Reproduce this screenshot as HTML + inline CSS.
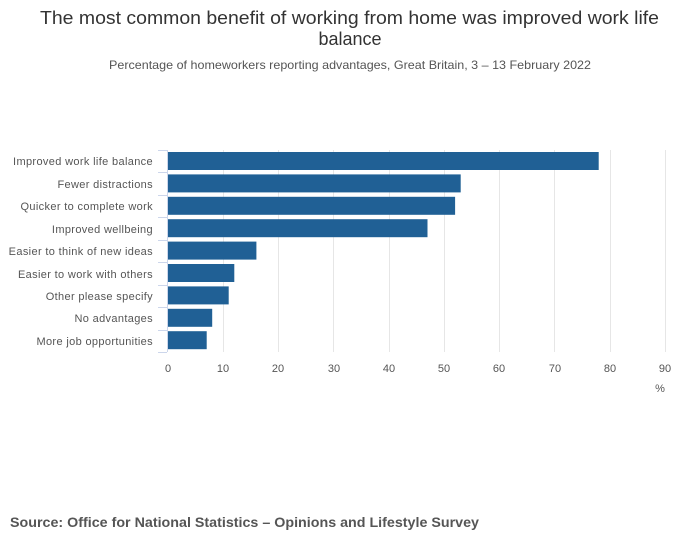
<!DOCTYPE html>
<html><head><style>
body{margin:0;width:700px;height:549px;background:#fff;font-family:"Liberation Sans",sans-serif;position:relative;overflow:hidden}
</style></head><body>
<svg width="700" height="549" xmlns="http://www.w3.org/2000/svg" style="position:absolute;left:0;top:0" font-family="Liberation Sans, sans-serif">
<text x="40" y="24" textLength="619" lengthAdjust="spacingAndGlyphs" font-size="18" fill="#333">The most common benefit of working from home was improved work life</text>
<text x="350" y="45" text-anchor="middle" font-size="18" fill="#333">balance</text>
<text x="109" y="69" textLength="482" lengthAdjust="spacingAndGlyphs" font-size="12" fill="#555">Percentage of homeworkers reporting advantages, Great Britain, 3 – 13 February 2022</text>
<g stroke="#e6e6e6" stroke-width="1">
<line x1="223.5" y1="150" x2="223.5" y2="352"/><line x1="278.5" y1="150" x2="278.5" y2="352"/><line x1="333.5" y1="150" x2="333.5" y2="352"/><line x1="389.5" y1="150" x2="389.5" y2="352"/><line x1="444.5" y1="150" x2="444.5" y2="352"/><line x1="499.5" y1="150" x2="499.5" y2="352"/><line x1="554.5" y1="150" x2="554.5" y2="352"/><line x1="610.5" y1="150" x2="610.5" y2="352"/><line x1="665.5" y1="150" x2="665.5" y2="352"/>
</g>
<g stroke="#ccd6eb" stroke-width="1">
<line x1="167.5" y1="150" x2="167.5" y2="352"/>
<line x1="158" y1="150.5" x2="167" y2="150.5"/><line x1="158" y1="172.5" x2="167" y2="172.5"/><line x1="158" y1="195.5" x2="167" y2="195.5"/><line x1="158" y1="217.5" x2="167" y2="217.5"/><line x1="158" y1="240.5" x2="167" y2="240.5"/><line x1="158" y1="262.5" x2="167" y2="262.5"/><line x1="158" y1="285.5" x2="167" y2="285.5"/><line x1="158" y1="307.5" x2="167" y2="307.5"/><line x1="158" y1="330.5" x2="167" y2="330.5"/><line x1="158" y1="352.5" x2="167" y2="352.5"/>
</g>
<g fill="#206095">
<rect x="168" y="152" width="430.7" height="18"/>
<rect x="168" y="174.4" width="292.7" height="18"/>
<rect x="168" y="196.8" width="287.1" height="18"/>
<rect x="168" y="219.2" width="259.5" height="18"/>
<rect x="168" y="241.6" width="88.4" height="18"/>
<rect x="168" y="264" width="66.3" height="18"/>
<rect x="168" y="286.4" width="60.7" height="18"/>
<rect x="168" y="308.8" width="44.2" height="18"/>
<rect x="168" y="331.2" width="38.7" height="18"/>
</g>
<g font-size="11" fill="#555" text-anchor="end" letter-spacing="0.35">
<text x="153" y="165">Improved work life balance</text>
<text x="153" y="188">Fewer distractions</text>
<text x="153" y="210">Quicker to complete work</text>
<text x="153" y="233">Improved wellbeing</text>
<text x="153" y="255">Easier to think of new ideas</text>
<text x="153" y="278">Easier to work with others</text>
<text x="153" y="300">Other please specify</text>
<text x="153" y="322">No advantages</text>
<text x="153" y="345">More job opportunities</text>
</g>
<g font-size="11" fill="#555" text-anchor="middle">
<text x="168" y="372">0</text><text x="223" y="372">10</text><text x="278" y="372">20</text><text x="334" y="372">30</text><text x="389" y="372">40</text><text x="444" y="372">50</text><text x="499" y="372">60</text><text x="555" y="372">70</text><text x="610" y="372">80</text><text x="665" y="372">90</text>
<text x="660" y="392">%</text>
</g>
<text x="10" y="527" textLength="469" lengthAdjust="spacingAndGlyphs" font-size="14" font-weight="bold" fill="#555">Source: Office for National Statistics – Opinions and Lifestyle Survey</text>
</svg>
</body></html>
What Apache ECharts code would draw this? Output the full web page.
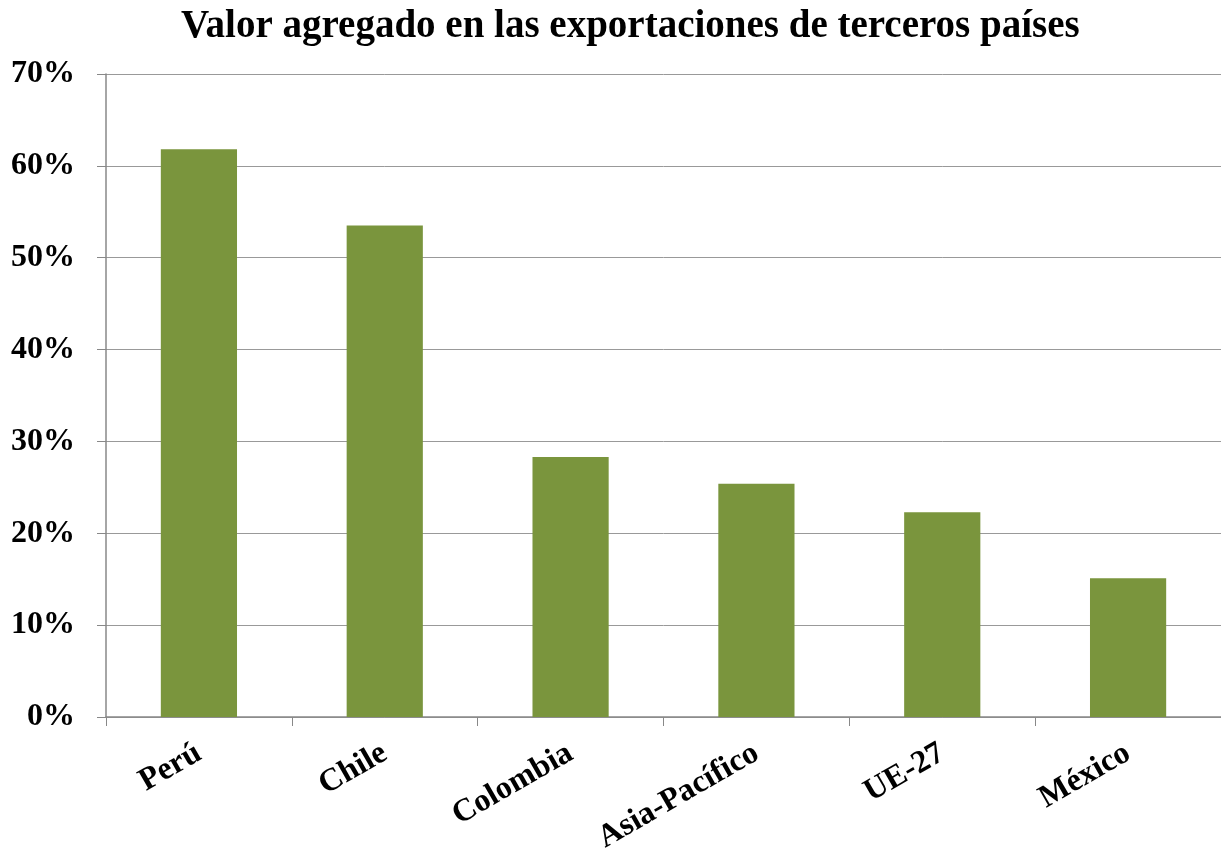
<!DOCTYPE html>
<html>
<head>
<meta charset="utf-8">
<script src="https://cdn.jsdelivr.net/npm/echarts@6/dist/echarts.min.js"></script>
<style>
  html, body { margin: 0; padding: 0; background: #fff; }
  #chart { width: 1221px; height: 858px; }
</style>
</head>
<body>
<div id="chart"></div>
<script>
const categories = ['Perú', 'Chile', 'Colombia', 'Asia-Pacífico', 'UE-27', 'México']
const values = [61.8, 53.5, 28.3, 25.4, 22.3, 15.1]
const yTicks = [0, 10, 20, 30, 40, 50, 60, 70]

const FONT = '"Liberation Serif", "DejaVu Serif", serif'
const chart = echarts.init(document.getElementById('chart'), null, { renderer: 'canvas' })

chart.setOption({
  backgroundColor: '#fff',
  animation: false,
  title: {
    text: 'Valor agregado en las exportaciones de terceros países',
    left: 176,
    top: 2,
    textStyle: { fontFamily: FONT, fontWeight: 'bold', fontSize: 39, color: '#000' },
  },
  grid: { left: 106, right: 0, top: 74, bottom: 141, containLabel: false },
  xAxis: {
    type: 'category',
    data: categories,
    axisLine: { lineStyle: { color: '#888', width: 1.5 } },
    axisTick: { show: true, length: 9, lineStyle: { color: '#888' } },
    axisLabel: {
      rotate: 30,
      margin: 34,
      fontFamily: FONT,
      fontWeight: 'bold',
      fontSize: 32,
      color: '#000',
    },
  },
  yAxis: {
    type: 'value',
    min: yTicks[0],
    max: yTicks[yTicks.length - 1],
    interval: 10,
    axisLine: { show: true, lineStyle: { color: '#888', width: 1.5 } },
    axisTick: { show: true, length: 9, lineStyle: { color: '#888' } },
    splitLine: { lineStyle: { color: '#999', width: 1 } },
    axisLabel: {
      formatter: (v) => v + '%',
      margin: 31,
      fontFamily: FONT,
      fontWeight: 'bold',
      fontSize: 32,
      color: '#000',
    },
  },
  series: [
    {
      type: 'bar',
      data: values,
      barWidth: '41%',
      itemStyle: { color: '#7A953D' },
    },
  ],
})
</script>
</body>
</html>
◆ ◆ ◆
→ Exercise requirements: Quote all the records verbatim, dropping any pictures from your copy.

→ Task output:
Reproduce this screenshot as HTML + inline CSS.
<!DOCTYPE html>
<html><head><style>
body{margin:0;width:700px;height:549px;background:#fff;font-family:"Liberation Sans",sans-serif;position:relative;overflow:hidden}
</style></head><body>
<svg width="700" height="549" xmlns="http://www.w3.org/2000/svg" style="position:absolute;left:0;top:0" font-family="Liberation Sans, sans-serif">
<text x="40" y="24" textLength="619" lengthAdjust="spacingAndGlyphs" font-size="18" fill="#333">The most common benefit of working from home was improved work life</text>
<text x="350" y="45" text-anchor="middle" font-size="18" fill="#333">balance</text>
<text x="109" y="69" textLength="482" lengthAdjust="spacingAndGlyphs" font-size="12" fill="#555">Percentage of homeworkers reporting advantages, Great Britain, 3 – 13 February 2022</text>
<g stroke="#e6e6e6" stroke-width="1">
<line x1="223.5" y1="150" x2="223.5" y2="352"/><line x1="278.5" y1="150" x2="278.5" y2="352"/><line x1="333.5" y1="150" x2="333.5" y2="352"/><line x1="389.5" y1="150" x2="389.5" y2="352"/><line x1="444.5" y1="150" x2="444.5" y2="352"/><line x1="499.5" y1="150" x2="499.5" y2="352"/><line x1="554.5" y1="150" x2="554.5" y2="352"/><line x1="610.5" y1="150" x2="610.5" y2="352"/><line x1="665.5" y1="150" x2="665.5" y2="352"/>
</g>
<g stroke="#ccd6eb" stroke-width="1">
<line x1="167.5" y1="150" x2="167.5" y2="352"/>
<line x1="158" y1="150.5" x2="167" y2="150.5"/><line x1="158" y1="172.5" x2="167" y2="172.5"/><line x1="158" y1="195.5" x2="167" y2="195.5"/><line x1="158" y1="217.5" x2="167" y2="217.5"/><line x1="158" y1="240.5" x2="167" y2="240.5"/><line x1="158" y1="262.5" x2="167" y2="262.5"/><line x1="158" y1="285.5" x2="167" y2="285.5"/><line x1="158" y1="307.5" x2="167" y2="307.5"/><line x1="158" y1="330.5" x2="167" y2="330.5"/><line x1="158" y1="352.5" x2="167" y2="352.5"/>
</g>
<g fill="#206095">
<rect x="168" y="152" width="430.7" height="18"/>
<rect x="168" y="174.4" width="292.7" height="18"/>
<rect x="168" y="196.8" width="287.1" height="18"/>
<rect x="168" y="219.2" width="259.5" height="18"/>
<rect x="168" y="241.6" width="88.4" height="18"/>
<rect x="168" y="264" width="66.3" height="18"/>
<rect x="168" y="286.4" width="60.7" height="18"/>
<rect x="168" y="308.8" width="44.2" height="18"/>
<rect x="168" y="331.2" width="38.7" height="18"/>
</g>
<g font-size="11" fill="#555" text-anchor="end" letter-spacing="0.35">
<text x="153" y="165">Improved work life balance</text>
<text x="153" y="188">Fewer distractions</text>
<text x="153" y="210">Quicker to complete work</text>
<text x="153" y="233">Improved wellbeing</text>
<text x="153" y="255">Easier to think of new ideas</text>
<text x="153" y="278">Easier to work with others</text>
<text x="153" y="300">Other please specify</text>
<text x="153" y="322">No advantages</text>
<text x="153" y="345">More job opportunities</text>
</g>
<g font-size="11" fill="#555" text-anchor="middle">
<text x="168" y="372">0</text><text x="223" y="372">10</text><text x="278" y="372">20</text><text x="334" y="372">30</text><text x="389" y="372">40</text><text x="444" y="372">50</text><text x="499" y="372">60</text><text x="555" y="372">70</text><text x="610" y="372">80</text><text x="665" y="372">90</text>
<text x="660" y="392">%</text>
</g>
<text x="10" y="527" textLength="469" lengthAdjust="spacingAndGlyphs" font-size="14" font-weight="bold" fill="#555">Source: Office for National Statistics – Opinions and Lifestyle Survey</text>
</svg>
</body></html>
What Apache ECharts code would draw this? Output the full web page.
<!DOCTYPE html>
<html>
<head>
<meta charset="utf-8">
<script src="https://cdn.jsdelivr.net/npm/echarts@6/dist/echarts.min.js"></script>
<style>
  html, body { margin: 0; padding: 0; background: #fff; }
  #chart { width: 1221px; height: 858px; }
</style>
</head>
<body>
<div id="chart"></div>
<script>
const categories = ['Perú', 'Chile', 'Colombia', 'Asia-Pacífico', 'UE-27', 'México']
const values = [61.8, 53.5, 28.3, 25.4, 22.3, 15.1]
const yTicks = [0, 10, 20, 30, 40, 50, 60, 70]

const FONT = '"Liberation Serif", "DejaVu Serif", serif'
const chart = echarts.init(document.getElementById('chart'), null, { renderer: 'canvas' })

chart.setOption({
  backgroundColor: '#fff',
  animation: false,
  title: {
    text: 'Valor agregado en las exportaciones de terceros países',
    left: 176,
    top: 2,
    textStyle: { fontFamily: FONT, fontWeight: 'bold', fontSize: 39, color: '#000' },
  },
  grid: { left: 106, right: 0, top: 74, bottom: 141, containLabel: false },
  xAxis: {
    type: 'category',
    data: categories,
    axisLine: { lineStyle: { color: '#888', width: 1.5 } },
    axisTick: { show: true, length: 9, lineStyle: { color: '#888' } },
    axisLabel: {
      rotate: 30,
      margin: 34,
      fontFamily: FONT,
      fontWeight: 'bold',
      fontSize: 32,
      color: '#000',
    },
  },
  yAxis: {
    type: 'value',
    min: yTicks[0],
    max: yTicks[yTicks.length - 1],
    interval: 10,
    axisLine: { show: true, lineStyle: { color: '#888', width: 1.5 } },
    axisTick: { show: true, length: 9, lineStyle: { color: '#888' } },
    splitLine: { lineStyle: { color: '#999', width: 1 } },
    axisLabel: {
      formatter: (v) => v + '%',
      margin: 31,
      fontFamily: FONT,
      fontWeight: 'bold',
      fontSize: 32,
      color: '#000',
    },
  },
  series: [
    {
      type: 'bar',
      data: values,
      barWidth: '41%',
      itemStyle: { color: '#7A953D' },
    },
  ],
})
</script>
</body>
</html>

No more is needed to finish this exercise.